Al cabo de unos cuarenta minutos, Halim reposaba inmóvil en su cama de hierro. Naouar, que en último lugar pudo acompañarlo en el traslado a casa, permanecía junto a la cabecera, sentada en una silla. Tras la silla, un ropero sin puertas y, detrás de un biombo de tela, un aseo con el lavabo. La única fuente de iluminación era un fluorescente colgado del bajo techo.

Pese a todo, los sonidos ya le resultaban familiares. La oscuridad susurraba confianza por los rincones de las frágiles orillas de sus sueños, como si necesitara musitar un encantamiento. 

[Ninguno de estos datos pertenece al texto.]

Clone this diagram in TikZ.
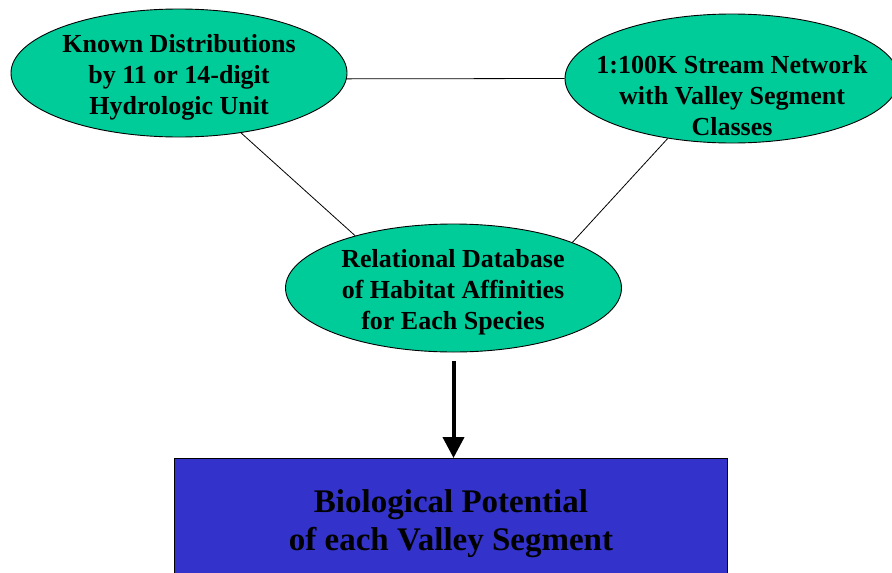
\documentclass[tikz,border=0pt]{standalone}
\usepackage{fontspec}
\setmainfont{Liberation Serif}[BoldFont={Liberation Serif Bold}]
\usetikzlibrary{arrows.meta,shapes.geometric}
\definecolor{ellfill}{RGB}{0,204,153}
\definecolor{boxfill}{RGB}{51,51,204}
\begin{document}
\begin{tikzpicture}[x=1pt,y=-1pt,
  oval/.style={ellipse,draw=black,fill=ellfill,line width=0.9pt,inner sep=0pt,minimum width=336pt,minimum height=128pt},
  lbl/.style={align=center,font=\bfseries\fontsize{26}{31}\selectfont,inner sep=0pt},
  bigl/.style={align=center,font=\bfseries\fontsize{33}{38}\selectfont,inner sep=0pt},
  link/.style={draw=black,line width=0.8pt},
  resbox/.style={draw=black,fill=boxfill,line width=0.8pt,inner sep=0pt,minimum width=553pt,minimum height=150pt,anchor=north}
]
\useasboundingbox (0,0) rectangle (892,573);
\clip (0,0) rectangle (892,573);
\node[oval] (L) at (179,73) {};
\node[oval,minimum width=334pt,minimum height=129pt] (R) at (732,78.5) {};
\node[oval] (M) at (453.5,288) {};
\node[lbl] (Lt) at (179,77.5) {Known Distributions\\by 11 or 14-digit\\Hydrologic Unit};
\node[lbl] (Rt) at (732,96) {1:100K Stream Network\\with Valley Segment\\Classes};
\node[lbl] (Mt) at (453,292) {Relational Database\\of Habitat Affinities\\for Each Species};
\node[resbox] (B) at (450.5,458) {};
\node[bigl] (Bt) at (451,523.5) {Biological Potential\\of each Valley Segment};
\draw[link] (L.-2.4) -- (R.180.5);
\draw[link] (L.-44.5) -- (M.152);
\draw[link] (R.223.6) -- (M.21);
\draw[line width=4pt,-{Triangle[width=21pt,length=21pt]}] ([yshift=-9pt]M.south) -- (M.south |- B.north);
\end{tikzpicture}
\end{document}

La familia Massú venía de llevar demasiados meses siendo perseguida por el hambre y apretada por los dedos de la miseria que oprimía su garganta. 

Al mirar el rostro de Halim, la tristeza atravesó a Naouar, aunque se consolaba con el hecho de que, de momento, su familia estaba lejos de la guerra, de la barbarie y de la muerte. Y, en ese impasse, y desde que salió de su país, aprendió a organizar su vida con lo que tenía y no con lo que le faltaba, y esperar entretanto llegaba el futuro. 

Naouar rezó, rezó mucho durante todo este tiempo para que por fin todos pudieran vivir en paz, para que su hijo se recuperara pronto y para que no le quedara ninguna secuela. Sus ruegos, desesperados, volaban y volaban por el cielo de la esperanza, aunque ella seguía sin noticias de su Dios.

Assim, su marido, y su otro hijo, Bahir, mayor que Halim, habían salido el día anterior a buscar empleo por entre las viñas del entorno y tardarían en llegar.

Naouar recordó el sobre blanco que había guardado en su bolso y, sin esperar a que llegara Assim, lo sacó, y esta vez sí, lo abrió con cuidado y leyó su contenido. El gobierno, a la espera de una mejor investigación con la que poder tomar otra decisión, y ante los hechos ocurridos, resolvía posponer durante seis meses la deportación de la familia Massú que le había sido comunicada meses atrás. Tiempo para soñar. 

Nada más concluir de leer la carta, Naouar observó un movimiento extraño en el cuerpo de Halim, acercó su rostro al de su hijo, lo vio pálido y notó que ardía, observó el pecho y advirtió que no subía, que no bajaba, ni siquiera de modo pausado; infelizmente, Halim había dejado de respirar.